As soon as he finished college Mark was plummeted into the world of work at an architectural practice and also continued to study for five years part-time whilst working. Through his choice of the technological path of Architecture, he got a job at Kirklees Council as a Junior in the Architect department and was there for twelve years until he left to work in a private practice in Selby Bridge in 1999, where he worked for a further two years. Mark continued to expand his career and worked in another architect practice in Bradford for eleven years. Then he made the decision to use the knowledge he had built over his career, and establish his own company in 2011, where he worked for six years before becoming a Senior Design Manager at Interserve in 2016. This all led him to Galliford Try, which he joined in August 2021, and to our College where he has provided his own passion for architecture to the new build, and helped to plan for the construction of an environmental-friendly facility.
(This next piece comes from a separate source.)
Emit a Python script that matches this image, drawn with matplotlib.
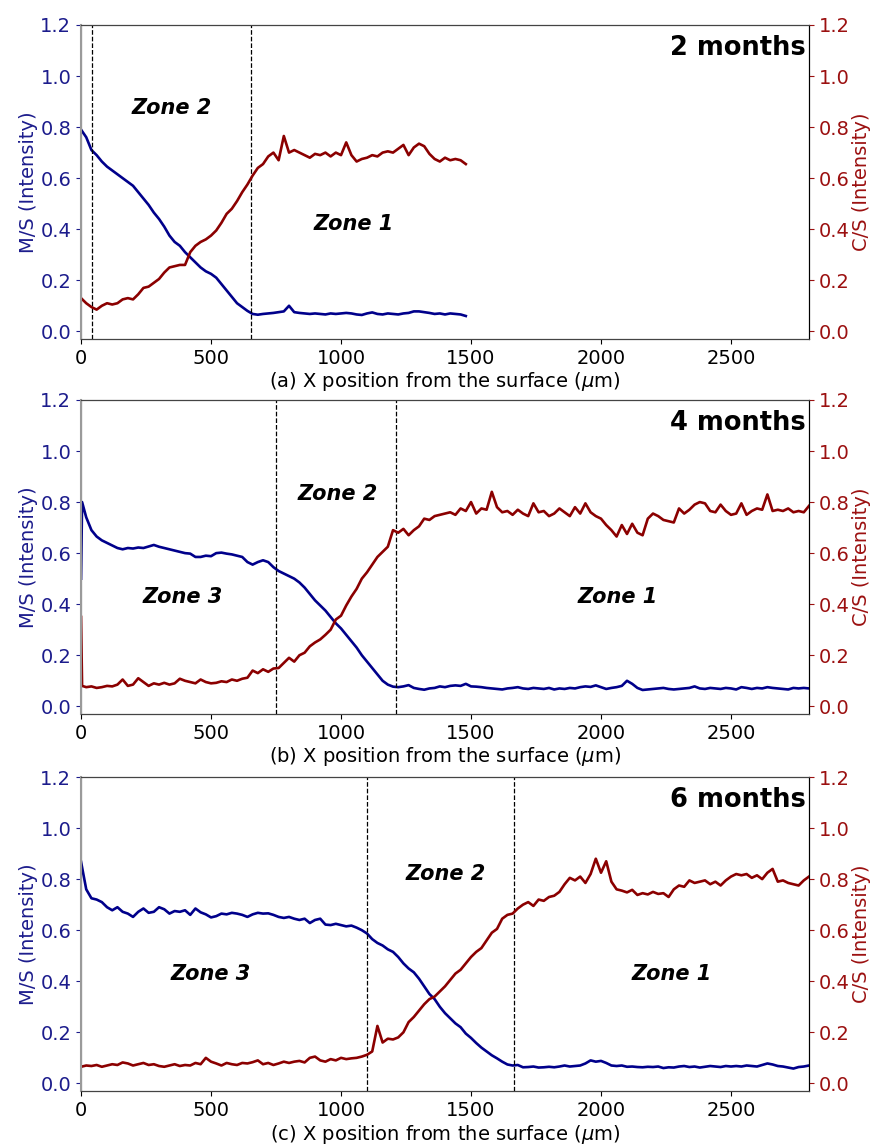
import numpy as np
import matplotlib
matplotlib.use("Agg")
import matplotlib.pyplot as plt

# ---------------- data ----------------
# Panel (a): 2 months
x_a = np.arange(0, 1481, 20)
ms_a = [0.79, 0.76, 0.71, 0.69, 0.665, 0.645, 0.63, 0.615, 0.60, 0.585,
        0.57, 0.545, 0.52, 0.495, 0.465, 0.44, 0.41, 0.375, 0.35, 0.335,
        0.31, 0.29, 0.27, 0.25, 0.235, 0.225, 0.21, 0.185, 0.16, 0.135,
        0.11, 0.095, 0.08, 0.068, 0.065, 0.068, 0.07, 0.072, 0.075, 0.078,
        0.10, 0.075, 0.072, 0.07, 0.068, 0.07, 0.068, 0.066, 0.07, 0.068,
        0.07, 0.072, 0.07, 0.066, 0.064, 0.07, 0.074, 0.068, 0.066, 0.07,
        0.068, 0.066, 0.07, 0.072, 0.078, 0.078, 0.075, 0.072, 0.068, 0.07,
        0.066, 0.07, 0.068, 0.066, 0.06]
cs_a = [0.13, 0.11, 0.095, 0.085, 0.10, 0.11, 0.105, 0.11, 0.125, 0.13,
        0.125, 0.145, 0.17, 0.175, 0.19, 0.205, 0.23, 0.25, 0.255, 0.26,
        0.26, 0.31, 0.335, 0.35, 0.36, 0.375, 0.395, 0.425, 0.46, 0.48,
        0.51, 0.545, 0.575, 0.61, 0.64, 0.655, 0.685, 0.70, 0.67, 0.765,
        0.70, 0.71, 0.70, 0.69, 0.68, 0.695, 0.69, 0.70, 0.685, 0.70,
        0.69, 0.74, 0.69, 0.665, 0.675, 0.68, 0.69, 0.685, 0.70, 0.705,
        0.70, 0.715, 0.73, 0.69, 0.72, 0.735, 0.725, 0.695, 0.675, 0.665,
        0.68, 0.67, 0.675, 0.67, 0.655]

# Panel (b): 4 months
x_b = np.r_[0, 4, np.arange(20, 2801, 20)]
ms_b = [0.50, 0.80,
        0.74, 0.69, 0.665, 0.65, 0.64, 0.63, 0.62, 0.615, 0.62, 0.618,
        0.622, 0.62, 0.626, 0.632, 0.625, 0.62, 0.615, 0.61, 0.605, 0.60,
        0.598, 0.585, 0.585, 0.59, 0.588, 0.60, 0.602, 0.598, 0.595, 0.59,
        0.585, 0.565, 0.555, 0.565, 0.572, 0.565, 0.545, 0.53, 0.52, 0.51,
        0.50, 0.485, 0.465, 0.44, 0.415, 0.395, 0.375, 0.35, 0.325, 0.305,
        0.28, 0.255, 0.23, 0.20, 0.175, 0.15, 0.125, 0.10, 0.085, 0.077,
        0.075, 0.078, 0.083, 0.072, 0.068, 0.065, 0.07, 0.072, 0.078, 0.075,
        0.08, 0.082, 0.08, 0.088, 0.078, 0.077, 0.075, 0.072, 0.07, 0.068,
        0.066, 0.07, 0.072, 0.075, 0.07, 0.068, 0.072, 0.07, 0.068, 0.072,
        0.066, 0.07, 0.068, 0.072, 0.07, 0.075, 0.078, 0.076, 0.082, 0.075,
        0.068, 0.072, 0.075, 0.08, 0.10, 0.088, 0.072, 0.064, 0.066, 0.068,
        0.07, 0.072, 0.068, 0.066, 0.068, 0.07, 0.072, 0.078, 0.07, 0.068,
        0.072, 0.07, 0.068, 0.072, 0.07, 0.066, 0.075, 0.072, 0.068, 0.072,
        0.07, 0.075, 0.072, 0.07, 0.068, 0.066, 0.072, 0.07, 0.072, 0.07]
cs_b = [0.35, 0.08,
        0.075, 0.078, 0.072, 0.075, 0.08, 0.078, 0.085, 0.105, 0.08, 0.085,
        0.11, 0.095, 0.08, 0.09, 0.085, 0.092, 0.085, 0.09, 0.108, 0.10,
        0.095, 0.09, 0.105, 0.095, 0.09, 0.092, 0.098, 0.095, 0.105, 0.10,
        0.108, 0.112, 0.14, 0.13, 0.145, 0.135, 0.148, 0.15, 0.17, 0.19,
        0.175, 0.20, 0.21, 0.235, 0.25, 0.262, 0.28, 0.30, 0.34, 0.355,
        0.395, 0.43, 0.46, 0.50, 0.525, 0.555, 0.585, 0.605, 0.625, 0.69,
        0.68, 0.695, 0.67, 0.69, 0.705, 0.735, 0.73, 0.745, 0.75, 0.755,
        0.76, 0.75, 0.775, 0.765, 0.80, 0.755, 0.775, 0.77, 0.84, 0.78,
        0.76, 0.765, 0.75, 0.77, 0.755, 0.745, 0.795, 0.76, 0.765, 0.745,
        0.755, 0.775, 0.76, 0.745, 0.78, 0.755, 0.795, 0.76, 0.745, 0.735,
        0.71, 0.69, 0.665, 0.71, 0.675, 0.715, 0.68, 0.67, 0.735, 0.755,
        0.745, 0.73, 0.725, 0.72, 0.775, 0.755, 0.77, 0.79, 0.80, 0.795,
        0.765, 0.76, 0.79, 0.765, 0.75, 0.755, 0.795, 0.75, 0.765, 0.775,
        0.77, 0.83, 0.765, 0.77, 0.765, 0.775, 0.76, 0.765, 0.76, 0.785]

# Panel (c): 6 months
x_c = np.arange(0, 2801, 20)
ms_c = [0.868, 0.76, 0.725, 0.72, 0.71, 0.69, 0.678, 0.69, 0.672, 0.665,
        0.652, 0.672, 0.685, 0.668, 0.672, 0.69, 0.682, 0.665, 0.675, 0.672,
        0.678, 0.66, 0.685, 0.67, 0.662, 0.65, 0.655, 0.665, 0.662, 0.668,
        0.665, 0.66, 0.652, 0.662, 0.668, 0.665, 0.666, 0.66, 0.652, 0.648,
        0.652, 0.645, 0.64, 0.645, 0.628, 0.64, 0.645, 0.622, 0.62, 0.625,
        0.62, 0.615, 0.618, 0.61, 0.60, 0.587, 0.565, 0.55, 0.54, 0.525,
        0.515, 0.495, 0.47, 0.45, 0.435, 0.41, 0.38, 0.35, 0.33, 0.30,
        0.275, 0.255, 0.235, 0.22, 0.195, 0.178, 0.158, 0.14, 0.125, 0.11,
        0.098, 0.085, 0.074, 0.07, 0.072, 0.063, 0.064, 0.066, 0.062, 0.063,
        0.065, 0.063, 0.066, 0.07, 0.066, 0.068, 0.07, 0.078, 0.09, 0.085,
        0.088, 0.08, 0.07, 0.068, 0.07, 0.065, 0.066, 0.064, 0.063, 0.065,
        0.064, 0.066, 0.06, 0.063, 0.062, 0.066, 0.068, 0.064, 0.066, 0.062,
        0.065, 0.068, 0.066, 0.064, 0.068, 0.066, 0.068, 0.066, 0.07, 0.068,
        0.066, 0.072, 0.078, 0.074, 0.068, 0.066, 0.062, 0.058, 0.064, 0.066,
        0.07]
cs_c = [0.065, 0.07, 0.068, 0.072, 0.065, 0.07, 0.075, 0.072, 0.082, 0.078,
        0.07, 0.075, 0.08, 0.072, 0.075, 0.068, 0.065, 0.07, 0.075, 0.068,
        0.072, 0.07, 0.08, 0.075, 0.10, 0.085, 0.078, 0.07, 0.08, 0.075,
        0.072, 0.08, 0.078, 0.083, 0.09, 0.075, 0.08, 0.072, 0.078, 0.085,
        0.08, 0.085, 0.088, 0.082, 0.10, 0.105, 0.09, 0.085, 0.095, 0.09,
        0.10, 0.095, 0.098, 0.10, 0.105, 0.112, 0.125, 0.225, 0.16, 0.175,
        0.172, 0.18, 0.20, 0.24, 0.26, 0.285, 0.31, 0.33, 0.34, 0.36,
        0.38, 0.405, 0.43, 0.445, 0.47, 0.495, 0.515, 0.53, 0.56, 0.59,
        0.605, 0.645, 0.66, 0.665, 0.685, 0.70, 0.71, 0.695, 0.72, 0.715,
        0.73, 0.735, 0.75, 0.78, 0.805, 0.795, 0.81, 0.785, 0.82, 0.88,
        0.825, 0.87, 0.79, 0.76, 0.755, 0.748, 0.758, 0.738, 0.745, 0.74,
        0.75, 0.742, 0.745, 0.73, 0.76, 0.775, 0.77, 0.795, 0.785, 0.79,
        0.795, 0.78, 0.79, 0.775, 0.795, 0.81, 0.82, 0.815, 0.82, 0.805,
        0.815, 0.80, 0.825, 0.84, 0.79, 0.795, 0.785, 0.78, 0.775, 0.795,
        0.81]

months = ["2 months", "4 months", "6 months"]
xlabels = ["(a) X position from the surface ($\\mu$m)",
           "(b) X position from the surface ($\\mu$m)",
           "(c) X position from the surface ($\\mu$m)"]
boundaries = [[43, 653], [751, 1212], [1101, 1667]]
zone_labels = [
    [("Zone 2", 350, 0.875), ("Zone 1", 1050, 0.42)],
    [("Zone 3", 390, 0.43), ("Zone 2", 988, 0.83), ("Zone 1", 2065, 0.43)],
    [("Zone 3", 500, 0.43), ("Zone 2", 1404, 0.82), ("Zone 1", 2270, 0.43)],
]

panels = [(x_a, ms_a, cs_a), (x_b, ms_b, cs_b), (x_c, ms_c, cs_c)]

BLUE = "#00008b"
RED = "#8b0000"
BLUE_TXT = "#1c1c8c"
RED_TXT = "#9b1010"

fig = plt.figure(figsize=(8.78, 11.44), dpi=100)
bottoms = [0.7037, 0.3759, 0.0463]
left, width, height = 0.0923, 0.8291, 0.2745

for i, (x, ms, cs) in enumerate(panels):
    ax = fig.add_axes([left, bottoms[i], width, height])
    ax2 = ax.twinx()
    ax.plot(x, ms, color=BLUE, lw=1.9)
    ax2.plot(x, cs, color=RED, lw=1.9)
    for b in boundaries[i]:
        ax.axvline(b, color="black", ls="--", lw=0.9)
    ax.set_xlim(0, 2800)
    ax.set_ylim(-0.03, 1.2)
    ax2.set_ylim(-0.03, 1.2)
    ax.set_yticks(np.arange(0, 1.21, 0.2))
    ax2.set_yticks(np.arange(0, 1.21, 0.2))
    ax.set_xticks([0, 500, 1000, 1500, 2000, 2500])
    ax.tick_params(axis="y", colors=BLUE_TXT, labelsize=14)
    ax.tick_params(axis="x", labelsize=14)
    ax2.tick_params(axis="y", colors=RED_TXT, labelsize=14)
    ax.set_ylabel("M/S (Intensity)", color=BLUE_TXT, fontsize=14, labelpad=2)
    ax2.set_ylabel("C/S (Intensity)", color=RED_TXT, fontsize=14, labelpad=2)
    ax.set_xlabel(xlabels[i], fontsize=14, labelpad=2)
    ax2.spines["left"].set_color("#9a9a9a")
    ax2.spines["left"].set_linewidth(1.5)
    ax2.spines["top"].set_color("#444444")
    ax2.spines["bottom"].set_color("#444444")
    for name, zx, zy in zone_labels[i]:
        ax.text(zx, zy, name, fontsize=15, fontweight="bold", fontstyle="italic",
                ha="center", va="center")
    ax.text(0.996, 0.968, months[i], transform=ax.transAxes, fontsize=18.5,
            fontweight="bold", ha="right", va="top")

fig.savefig("out.png", dpi=100)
But what features will appear in the finished product that will help the environment in our local area? Mark offered us insight into the plans and measures put in place that will have a positive impact on our environment. Among these measures is 74000 kw of power generated by solar power, and in addition, the earth will be used to warm and cool the building, so there will be no gas boilers releasing carbon emissions into the atmosphere. Because the construction site has led to a large part of greenery being destroyed, four times as many trees and fauna will be replanted and there will be a green roof, ensuring the biodiversity criteria has been accomplished. The sustainable energy sources and natural ventilation will not only impact the college’s carbon footprint, but provide positive environmental impacts for Huddersfield, setting a high standard for the rest of the local area, and even the country.
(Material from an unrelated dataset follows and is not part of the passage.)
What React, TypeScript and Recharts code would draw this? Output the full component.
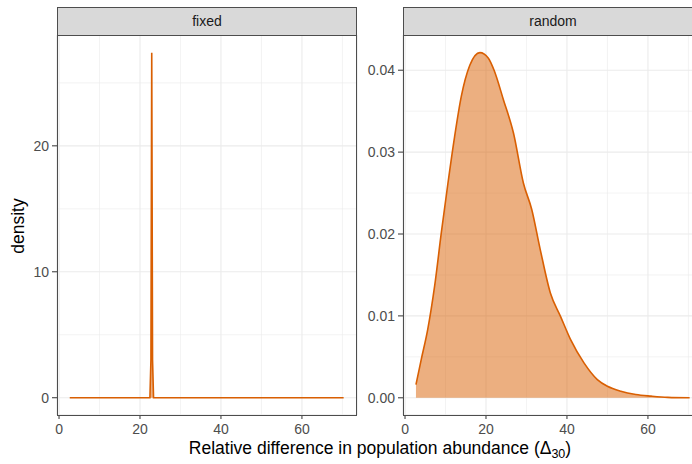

Mark and the rest of team at Galliford Try, and those at the construction company MACE, have demonstrated that our college, and schools and colleges around the country can have sustainable, carbon-reducing buildings that will battle global warming, reduce our carbon-footprint and protect our environment. This ambitious decision will inspire future generations of students who want to go into a careers such as construction and building design. Mark offered us advise to give to those who are thinking of going into architecture, which he refers to as the “rewarding profession”. Architecture and similar careers, lend a chance to give back to the community, you can design something that will provide opportunities and positively impact the public. However, becoming an architect takes seven years of training, with hard work and effort to get where you aspire to be. Although, if you are passionate about building for people and the outside space, careers such as architecture provide opportunities to positively transform communities and the world alike.